There are also acute fears that Greece, sagging under a tattered economy and an influx of migrants, will be kneecapped by the economic impact of Brexit within the EU, and also see its exports to the U.K. fall and tourists stay away as the pound takes a hit. The U.K.’s exit could also make the EU jittery and less inclined to compromise internally—something that could push Greece, as one of its most troubled members, out the door.

The specific concerns of those countries aside, a poll by the U.S.-based Pew Research Center of almost 10,500 people in 10 EU nations in April and May demonstrates deep veins of frustration running through member states and citizens. Most dissatisfied overall are Greece (just 27 per cent view the EU favourably), France (38 per cent), the U.K. (44 per cent) and Spain (47 per cent); the median across all countries polled was 51 per cent. In contrast, happiest with the EU are Poland (72 per cent favourable), Hungary (61 per cent) and Italy (58 per cent).

Refugees are the biggest sore point, with the overwhelming majority of citizens polled telling Pew they disapprove of the EU’s handling of that issue. Greece (94 per cent), Sweden (88 per cent) and Italy (77 per cent) are the most dissatisfied, but in reality, no one is happy on that front (the Netherlands, for instance, is the least disapproving—and even there, only 31 per cent approve of the way the refugee crisis is being handled).

Overall, 70 per cent of citizens thought the U.K.’s departure would be a bad thing for the EU. What remains to be seen is whether these percolating frustrations will be enough to push any other nations to follow suit, whatever the cost. “Every family knows that a divorce is traumatic for everyone,” Donald Tusk told Bild.


After Brexit, who could be next to bolt?

  1. My curiosity is focussed on the apparent absence of any comment regarding the ‘reason’ for Brexit from the point of view of the common British man and woman. Let me highlight that reason; Immigration … not the economy.

    Greece ought to be next … for strategic as well as economic reasons.

    • My curiosity is focussed on why you ask a question which you claim to have an answer for? Posturing?

      So tell us, wise person, why would the “common” person care about immigration – one of countless subjects he is clueless about?

      What has he been told about immigration,and by whom?

      • I’ll probably regret this as I have an aversion to engaging with half-wits, but I’ll humour you just this once. Suppose that you are correct; that every single Brit who voted for Brexit is clueless about immigration. Let’s go further, and assume they are clueless about everything.

        Now, said clueless person goes to the polling station and he has a choice. He can vote for A) The decisions about immigration and all these other things about which I am clueless will be made in Brussels by EU bureaucrats and a distant EU Parliament. Or B) The decisions about immigration and these other things about which I am clueless will be made here at home, in the UK, by a government that I and my fellow citizens elect.

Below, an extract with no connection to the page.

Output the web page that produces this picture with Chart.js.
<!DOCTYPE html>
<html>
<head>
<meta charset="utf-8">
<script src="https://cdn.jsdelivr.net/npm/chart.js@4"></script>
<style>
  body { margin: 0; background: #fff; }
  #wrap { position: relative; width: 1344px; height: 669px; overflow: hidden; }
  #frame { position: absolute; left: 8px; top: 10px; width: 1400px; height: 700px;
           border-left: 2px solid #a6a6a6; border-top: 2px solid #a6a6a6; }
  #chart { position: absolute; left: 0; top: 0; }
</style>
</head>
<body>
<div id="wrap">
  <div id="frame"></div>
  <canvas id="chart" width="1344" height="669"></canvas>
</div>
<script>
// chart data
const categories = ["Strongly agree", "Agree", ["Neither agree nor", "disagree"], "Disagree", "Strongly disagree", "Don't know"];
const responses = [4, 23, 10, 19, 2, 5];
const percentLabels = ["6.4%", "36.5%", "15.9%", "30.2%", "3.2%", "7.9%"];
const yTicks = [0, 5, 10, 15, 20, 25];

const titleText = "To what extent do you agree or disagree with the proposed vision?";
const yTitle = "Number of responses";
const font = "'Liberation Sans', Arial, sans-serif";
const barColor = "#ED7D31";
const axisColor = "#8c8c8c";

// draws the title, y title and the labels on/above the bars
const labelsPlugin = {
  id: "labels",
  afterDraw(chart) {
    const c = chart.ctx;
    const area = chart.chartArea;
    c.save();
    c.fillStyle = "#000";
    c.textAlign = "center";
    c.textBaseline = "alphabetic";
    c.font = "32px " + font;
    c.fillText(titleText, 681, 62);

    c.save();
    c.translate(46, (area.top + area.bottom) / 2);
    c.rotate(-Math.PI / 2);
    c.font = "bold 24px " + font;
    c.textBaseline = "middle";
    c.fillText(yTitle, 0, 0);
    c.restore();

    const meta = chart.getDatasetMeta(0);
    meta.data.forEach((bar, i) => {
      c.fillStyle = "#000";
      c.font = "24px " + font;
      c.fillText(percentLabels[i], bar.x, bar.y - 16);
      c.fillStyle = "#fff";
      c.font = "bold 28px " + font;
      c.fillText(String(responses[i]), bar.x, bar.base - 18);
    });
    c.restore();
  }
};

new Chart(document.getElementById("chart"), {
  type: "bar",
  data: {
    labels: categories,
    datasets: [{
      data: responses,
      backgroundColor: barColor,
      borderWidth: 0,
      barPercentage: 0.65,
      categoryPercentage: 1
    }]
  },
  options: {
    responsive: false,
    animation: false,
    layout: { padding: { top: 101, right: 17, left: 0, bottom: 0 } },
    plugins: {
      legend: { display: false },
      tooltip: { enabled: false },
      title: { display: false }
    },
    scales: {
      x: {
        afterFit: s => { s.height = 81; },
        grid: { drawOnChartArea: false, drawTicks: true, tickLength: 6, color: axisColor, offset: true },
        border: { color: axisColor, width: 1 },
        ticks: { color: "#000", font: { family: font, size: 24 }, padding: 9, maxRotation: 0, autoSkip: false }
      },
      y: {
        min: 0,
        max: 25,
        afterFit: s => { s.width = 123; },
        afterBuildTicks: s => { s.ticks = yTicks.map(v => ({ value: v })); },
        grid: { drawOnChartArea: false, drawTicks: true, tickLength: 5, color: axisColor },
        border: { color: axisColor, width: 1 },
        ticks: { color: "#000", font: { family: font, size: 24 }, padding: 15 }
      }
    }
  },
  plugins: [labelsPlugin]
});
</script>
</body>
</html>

        Now suppose a person is not clueless. Suppose a person is a learned, educated and cultured genius like yourself, who knows better than anyone else in the world (certainly better than the knuckle-draggers in the Macleans comments section) what policies should be pursued. You are faced with the same choice at the polls as the ignoramus. A) Decisions made in Brussels by Eurocrats. B) Decisions made at home by your own elected government.

        Now do you understand why a person might vote for Brexit? Or why a vote for Brexit does not necessarily make one clueless? Short of a puppet show, this is about as simple as I can make it for you. I’ll waste no further time trying to disabuse you of your own cognitive dissonance. You’re on your own.

  2. I know who the real winner of this is today, ISIS, just knowing the fact that terrorism drove the UK to the BREXIT leave side, and also knowing they had a stake in the leave side by driving FEAR through the people of the UK. It’s quit the propaganda tool for ISIS, knowing how easy it is to drive FEAR in the hearts and minds of the EU, great recruiting tool.

    • While the world is trying to keep the mid east together fighting ISIS, the world is falling apart.

      • Your world is falling apart. Mine just got a little brighter this morning.